BEGIN Working data

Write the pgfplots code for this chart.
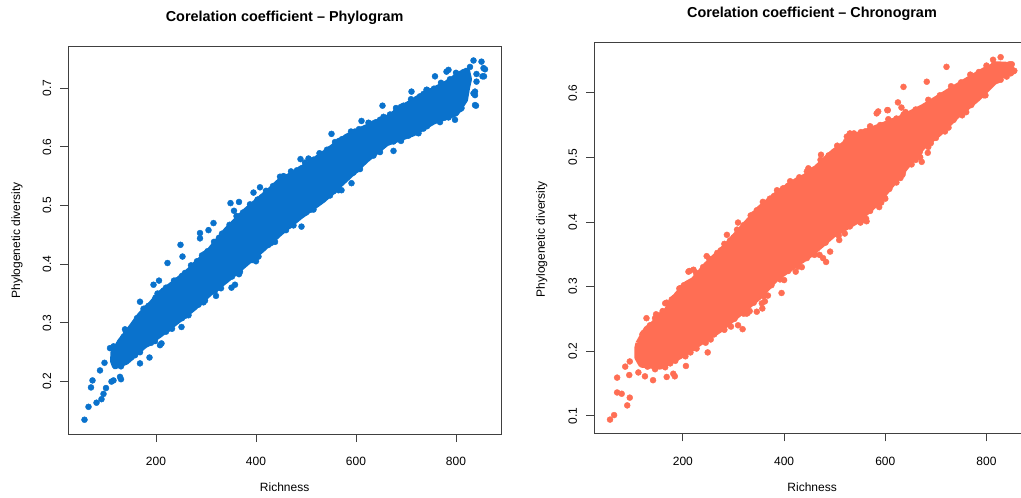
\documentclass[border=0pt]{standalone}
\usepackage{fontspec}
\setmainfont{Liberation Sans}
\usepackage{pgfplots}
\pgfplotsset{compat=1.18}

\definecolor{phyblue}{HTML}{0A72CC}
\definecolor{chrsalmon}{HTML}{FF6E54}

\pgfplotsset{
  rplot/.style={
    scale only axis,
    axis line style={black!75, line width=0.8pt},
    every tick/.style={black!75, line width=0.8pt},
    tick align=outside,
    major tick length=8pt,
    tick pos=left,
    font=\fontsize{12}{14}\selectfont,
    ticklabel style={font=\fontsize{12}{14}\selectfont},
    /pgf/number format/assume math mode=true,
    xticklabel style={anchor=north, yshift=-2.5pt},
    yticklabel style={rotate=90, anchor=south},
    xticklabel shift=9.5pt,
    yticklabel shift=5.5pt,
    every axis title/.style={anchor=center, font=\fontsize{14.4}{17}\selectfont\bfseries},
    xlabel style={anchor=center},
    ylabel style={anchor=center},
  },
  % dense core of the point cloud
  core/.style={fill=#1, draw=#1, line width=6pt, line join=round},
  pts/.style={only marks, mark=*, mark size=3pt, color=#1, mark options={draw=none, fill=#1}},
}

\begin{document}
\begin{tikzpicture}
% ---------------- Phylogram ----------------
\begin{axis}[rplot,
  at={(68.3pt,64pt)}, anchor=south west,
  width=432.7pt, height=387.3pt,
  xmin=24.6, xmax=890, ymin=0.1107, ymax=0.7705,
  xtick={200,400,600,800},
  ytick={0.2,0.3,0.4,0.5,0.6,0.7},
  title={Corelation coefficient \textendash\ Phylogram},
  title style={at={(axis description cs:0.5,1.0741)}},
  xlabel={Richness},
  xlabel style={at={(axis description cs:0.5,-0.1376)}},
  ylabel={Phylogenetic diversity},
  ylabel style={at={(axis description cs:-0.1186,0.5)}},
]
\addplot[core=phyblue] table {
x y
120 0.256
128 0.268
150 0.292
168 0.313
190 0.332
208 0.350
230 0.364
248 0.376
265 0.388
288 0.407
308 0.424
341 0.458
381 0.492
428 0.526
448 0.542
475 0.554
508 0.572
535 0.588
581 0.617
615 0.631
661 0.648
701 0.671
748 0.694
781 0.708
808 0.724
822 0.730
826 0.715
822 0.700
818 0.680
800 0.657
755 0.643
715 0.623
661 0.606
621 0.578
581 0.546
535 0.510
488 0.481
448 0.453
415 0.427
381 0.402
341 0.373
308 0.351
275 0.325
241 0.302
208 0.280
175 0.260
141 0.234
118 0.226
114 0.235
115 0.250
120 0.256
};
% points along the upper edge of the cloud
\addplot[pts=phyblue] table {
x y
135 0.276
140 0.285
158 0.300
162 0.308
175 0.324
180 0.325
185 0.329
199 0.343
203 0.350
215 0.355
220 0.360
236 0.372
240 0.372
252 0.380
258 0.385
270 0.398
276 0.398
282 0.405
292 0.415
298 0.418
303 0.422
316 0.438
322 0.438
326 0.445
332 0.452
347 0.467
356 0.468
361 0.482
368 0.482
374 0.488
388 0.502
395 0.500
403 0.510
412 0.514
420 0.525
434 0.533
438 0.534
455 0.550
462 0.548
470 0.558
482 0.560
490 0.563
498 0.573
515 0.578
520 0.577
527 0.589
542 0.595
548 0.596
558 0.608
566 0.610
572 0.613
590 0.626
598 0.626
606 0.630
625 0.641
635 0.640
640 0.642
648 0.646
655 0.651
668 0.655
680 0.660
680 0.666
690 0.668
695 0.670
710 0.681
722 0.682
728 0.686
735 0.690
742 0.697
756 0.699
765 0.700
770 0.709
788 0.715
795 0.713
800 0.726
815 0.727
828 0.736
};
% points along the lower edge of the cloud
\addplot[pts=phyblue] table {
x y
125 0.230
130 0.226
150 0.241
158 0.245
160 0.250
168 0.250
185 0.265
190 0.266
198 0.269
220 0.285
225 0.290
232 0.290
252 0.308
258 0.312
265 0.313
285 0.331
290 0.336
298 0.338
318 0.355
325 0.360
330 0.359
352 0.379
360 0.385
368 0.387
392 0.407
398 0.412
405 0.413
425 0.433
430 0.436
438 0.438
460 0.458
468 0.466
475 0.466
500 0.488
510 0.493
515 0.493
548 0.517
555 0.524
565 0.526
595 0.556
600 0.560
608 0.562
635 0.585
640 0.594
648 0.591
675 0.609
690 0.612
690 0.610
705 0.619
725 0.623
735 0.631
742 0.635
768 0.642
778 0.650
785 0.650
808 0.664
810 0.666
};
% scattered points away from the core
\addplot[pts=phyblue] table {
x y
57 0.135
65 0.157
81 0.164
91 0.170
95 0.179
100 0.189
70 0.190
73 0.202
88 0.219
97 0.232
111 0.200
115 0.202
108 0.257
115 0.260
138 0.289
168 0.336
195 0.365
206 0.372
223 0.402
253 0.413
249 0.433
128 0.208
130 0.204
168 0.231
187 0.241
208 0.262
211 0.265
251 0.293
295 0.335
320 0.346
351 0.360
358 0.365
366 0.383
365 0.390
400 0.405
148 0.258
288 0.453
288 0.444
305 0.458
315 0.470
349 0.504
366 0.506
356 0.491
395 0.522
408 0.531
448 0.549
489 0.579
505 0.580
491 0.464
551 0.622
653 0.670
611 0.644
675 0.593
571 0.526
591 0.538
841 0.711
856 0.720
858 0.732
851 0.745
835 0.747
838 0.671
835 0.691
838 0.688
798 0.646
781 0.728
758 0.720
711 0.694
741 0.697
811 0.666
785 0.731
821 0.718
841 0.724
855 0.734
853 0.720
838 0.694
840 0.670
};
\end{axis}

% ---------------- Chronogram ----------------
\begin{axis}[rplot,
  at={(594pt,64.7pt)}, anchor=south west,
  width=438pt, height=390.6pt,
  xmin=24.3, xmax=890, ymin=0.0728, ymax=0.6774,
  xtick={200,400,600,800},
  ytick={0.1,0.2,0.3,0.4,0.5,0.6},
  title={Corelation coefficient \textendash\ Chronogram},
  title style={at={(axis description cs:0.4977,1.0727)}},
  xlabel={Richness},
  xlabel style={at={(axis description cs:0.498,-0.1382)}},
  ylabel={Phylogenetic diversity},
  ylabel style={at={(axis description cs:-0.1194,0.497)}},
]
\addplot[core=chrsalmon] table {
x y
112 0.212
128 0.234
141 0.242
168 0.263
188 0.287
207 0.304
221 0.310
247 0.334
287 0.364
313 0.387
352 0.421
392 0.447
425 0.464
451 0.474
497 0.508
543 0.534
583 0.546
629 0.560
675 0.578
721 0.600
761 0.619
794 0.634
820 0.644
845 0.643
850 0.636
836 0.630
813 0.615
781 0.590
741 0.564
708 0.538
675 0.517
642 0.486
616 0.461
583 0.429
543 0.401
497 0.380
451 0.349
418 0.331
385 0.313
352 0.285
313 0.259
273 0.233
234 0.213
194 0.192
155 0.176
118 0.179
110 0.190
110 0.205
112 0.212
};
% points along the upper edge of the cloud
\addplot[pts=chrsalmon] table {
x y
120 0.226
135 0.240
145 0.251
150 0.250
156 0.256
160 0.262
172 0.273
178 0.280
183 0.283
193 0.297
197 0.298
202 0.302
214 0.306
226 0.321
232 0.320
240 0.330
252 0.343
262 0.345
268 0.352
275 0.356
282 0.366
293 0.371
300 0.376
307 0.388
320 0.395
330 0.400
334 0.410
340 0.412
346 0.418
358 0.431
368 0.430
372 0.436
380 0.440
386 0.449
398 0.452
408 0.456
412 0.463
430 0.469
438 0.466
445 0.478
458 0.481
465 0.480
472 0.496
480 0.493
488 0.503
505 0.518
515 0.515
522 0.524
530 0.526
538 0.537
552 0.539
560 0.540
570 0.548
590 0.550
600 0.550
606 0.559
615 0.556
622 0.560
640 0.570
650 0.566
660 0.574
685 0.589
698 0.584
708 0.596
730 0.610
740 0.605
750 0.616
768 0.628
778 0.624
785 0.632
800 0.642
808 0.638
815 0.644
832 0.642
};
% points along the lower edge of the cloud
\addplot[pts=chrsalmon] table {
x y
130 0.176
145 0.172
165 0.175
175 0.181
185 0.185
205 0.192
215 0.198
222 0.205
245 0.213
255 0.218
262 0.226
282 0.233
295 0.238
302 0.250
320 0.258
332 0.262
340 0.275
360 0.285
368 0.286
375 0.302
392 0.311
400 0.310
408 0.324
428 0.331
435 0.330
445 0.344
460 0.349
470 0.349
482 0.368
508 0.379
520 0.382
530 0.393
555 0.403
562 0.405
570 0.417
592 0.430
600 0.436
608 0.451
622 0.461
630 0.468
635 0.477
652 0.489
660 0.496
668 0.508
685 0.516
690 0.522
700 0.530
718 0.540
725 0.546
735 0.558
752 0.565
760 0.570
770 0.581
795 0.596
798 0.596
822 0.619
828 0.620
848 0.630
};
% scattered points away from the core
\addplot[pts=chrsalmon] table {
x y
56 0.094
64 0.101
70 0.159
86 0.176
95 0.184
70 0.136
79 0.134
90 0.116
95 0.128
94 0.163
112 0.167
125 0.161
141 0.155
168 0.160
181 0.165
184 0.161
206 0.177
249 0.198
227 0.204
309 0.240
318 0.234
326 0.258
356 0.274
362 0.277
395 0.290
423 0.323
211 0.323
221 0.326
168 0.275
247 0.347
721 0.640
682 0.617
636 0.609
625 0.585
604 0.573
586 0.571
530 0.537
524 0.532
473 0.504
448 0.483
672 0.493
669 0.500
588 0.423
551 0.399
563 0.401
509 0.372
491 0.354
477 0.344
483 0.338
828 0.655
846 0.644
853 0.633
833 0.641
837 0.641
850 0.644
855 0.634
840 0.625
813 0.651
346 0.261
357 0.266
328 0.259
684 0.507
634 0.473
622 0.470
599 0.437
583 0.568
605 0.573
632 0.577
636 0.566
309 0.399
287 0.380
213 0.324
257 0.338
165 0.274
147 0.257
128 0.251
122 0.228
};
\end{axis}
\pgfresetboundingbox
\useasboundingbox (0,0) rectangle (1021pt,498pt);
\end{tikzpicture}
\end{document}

END Working data
BEGIN Working data

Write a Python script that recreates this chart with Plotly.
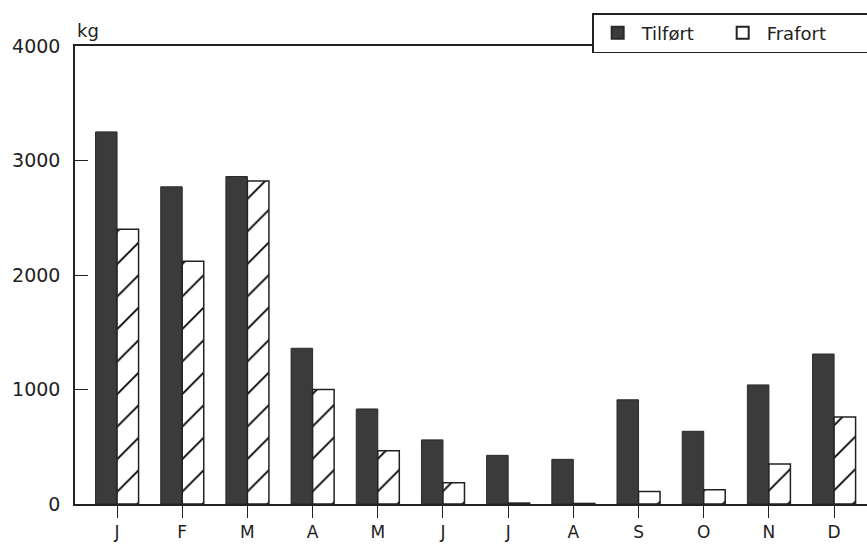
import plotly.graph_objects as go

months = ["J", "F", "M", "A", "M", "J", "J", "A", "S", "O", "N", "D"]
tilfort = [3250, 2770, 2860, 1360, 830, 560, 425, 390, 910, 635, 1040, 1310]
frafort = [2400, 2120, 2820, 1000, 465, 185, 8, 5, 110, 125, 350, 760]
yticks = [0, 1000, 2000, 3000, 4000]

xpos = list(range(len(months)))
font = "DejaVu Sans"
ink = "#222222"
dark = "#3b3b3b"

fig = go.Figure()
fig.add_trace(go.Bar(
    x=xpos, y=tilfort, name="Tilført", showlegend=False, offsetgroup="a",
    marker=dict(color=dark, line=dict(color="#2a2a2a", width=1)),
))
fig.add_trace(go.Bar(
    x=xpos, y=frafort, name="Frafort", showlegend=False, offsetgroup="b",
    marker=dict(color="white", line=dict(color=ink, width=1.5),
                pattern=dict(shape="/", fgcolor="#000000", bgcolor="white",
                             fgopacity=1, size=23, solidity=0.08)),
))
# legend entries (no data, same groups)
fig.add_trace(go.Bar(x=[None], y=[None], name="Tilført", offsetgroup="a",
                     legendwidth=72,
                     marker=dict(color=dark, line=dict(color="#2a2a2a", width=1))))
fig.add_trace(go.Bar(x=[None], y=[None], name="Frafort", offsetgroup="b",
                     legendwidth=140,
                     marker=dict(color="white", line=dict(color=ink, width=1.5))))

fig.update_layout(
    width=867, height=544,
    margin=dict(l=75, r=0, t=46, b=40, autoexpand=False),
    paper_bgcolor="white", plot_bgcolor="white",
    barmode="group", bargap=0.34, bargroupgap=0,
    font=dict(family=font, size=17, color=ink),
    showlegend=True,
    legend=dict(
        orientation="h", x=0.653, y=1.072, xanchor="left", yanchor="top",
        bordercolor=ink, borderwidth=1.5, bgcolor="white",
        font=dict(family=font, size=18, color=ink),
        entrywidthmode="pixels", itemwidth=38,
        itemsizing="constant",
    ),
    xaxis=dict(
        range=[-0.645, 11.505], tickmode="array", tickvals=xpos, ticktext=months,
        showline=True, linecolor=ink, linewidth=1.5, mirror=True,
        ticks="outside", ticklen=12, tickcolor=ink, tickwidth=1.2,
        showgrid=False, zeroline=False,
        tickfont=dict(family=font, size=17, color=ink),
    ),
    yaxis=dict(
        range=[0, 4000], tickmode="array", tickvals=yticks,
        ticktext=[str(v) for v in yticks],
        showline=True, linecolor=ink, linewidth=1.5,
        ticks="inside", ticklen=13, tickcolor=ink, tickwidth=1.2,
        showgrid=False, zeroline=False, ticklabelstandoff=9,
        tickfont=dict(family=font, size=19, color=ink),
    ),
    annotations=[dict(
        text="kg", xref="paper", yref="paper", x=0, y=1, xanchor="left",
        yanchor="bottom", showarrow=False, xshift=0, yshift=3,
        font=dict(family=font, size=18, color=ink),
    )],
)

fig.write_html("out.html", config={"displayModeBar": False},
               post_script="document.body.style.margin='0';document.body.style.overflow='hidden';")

END Working data
BEGIN Working data

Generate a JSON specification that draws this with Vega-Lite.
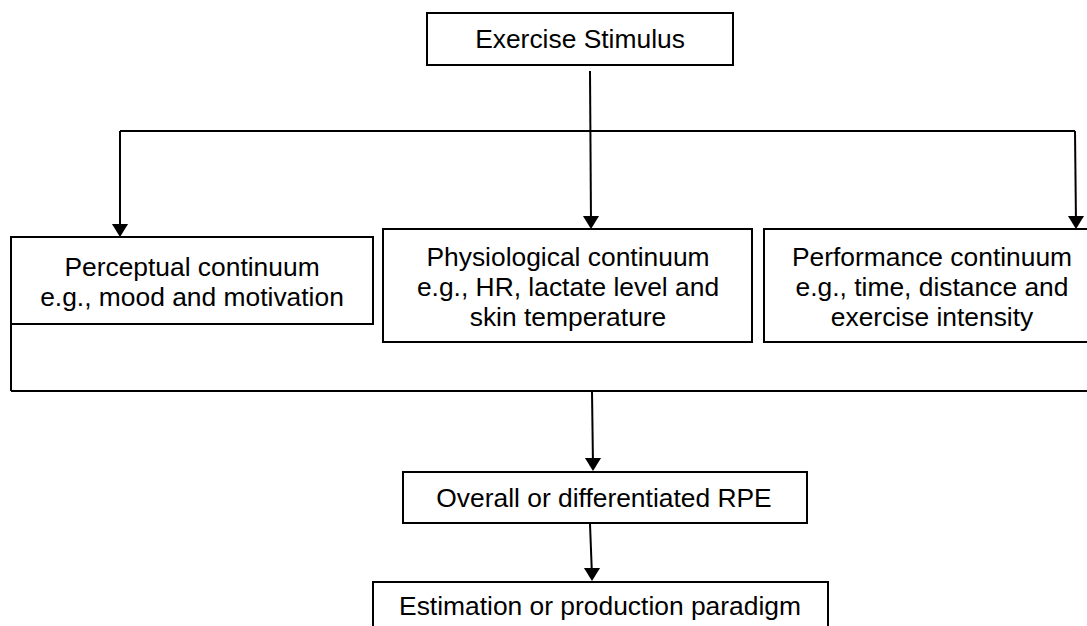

END Working data

Read the lines above. Gather those in which the string "that" is found.

Task response ->
Write a Python script that recreates this chart with Plotly.
Generate a JSON specification that draws this with Vega-Lite.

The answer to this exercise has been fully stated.